The technique was popularized by the Crossfilter.js library (developed by Mike Bostock and others at Square, 2012) which demonstrated that multi-dimensional filtering over hundreds of thousands of records could happen at interactive speeds in the browser. The library used sorted indices and incremental filtering to achieve sub-millisecond updates, making the tight feedback loop essential to the interaction feel achievable in JavaScript.

크로스필터링은 사용자가 여러 데이터 차원 간의 관계를 이해하고자 하는 탐색적 데이터 분석 작업에 특히 강력합니다. 예를 들어 한 히스토그램에서 범위를 브러싱(예: 항공편 지연 30분 이상)하고 다른 히스토그램들(시간대, 항공사, 출발 공항)의 분포가 어떻게 변화하는지 관찰함으로써, 사용자는 데이터의 다변량 구조에 대한 심상 모형을 빠르게 구축할 수 있습니다. 이 때문에 크로스필터링은 다차원 데이터 탐색을 위한 가장 강력한 기법 중 하나이지만, 데이터셋과 뷰의 개수가 늘어날수록 성능을 유지하기 위한 세심한 엔지니어링이 필요합니다.

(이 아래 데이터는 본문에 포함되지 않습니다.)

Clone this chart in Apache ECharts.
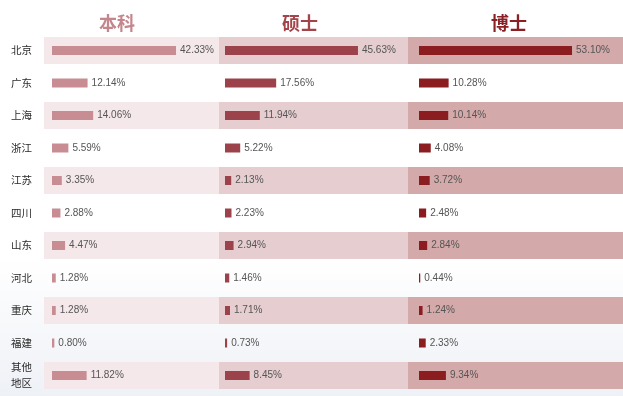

Cross-filtering excels at exploratory data analysis tasks where the user wants to understand how different data dimensions relate. By brushing a range on one histogram (e.g., flight delay > 30 minutes) and observing how the distributions shift in other histograms (time of day, carrier, origin airport), the user can rapidly build a mental model of the data's multivariate structure. This makes it one of the most powerful techniques for multi-dimensional data exploration, but it requires careful engineering to maintain performance as the dataset and number of views grow.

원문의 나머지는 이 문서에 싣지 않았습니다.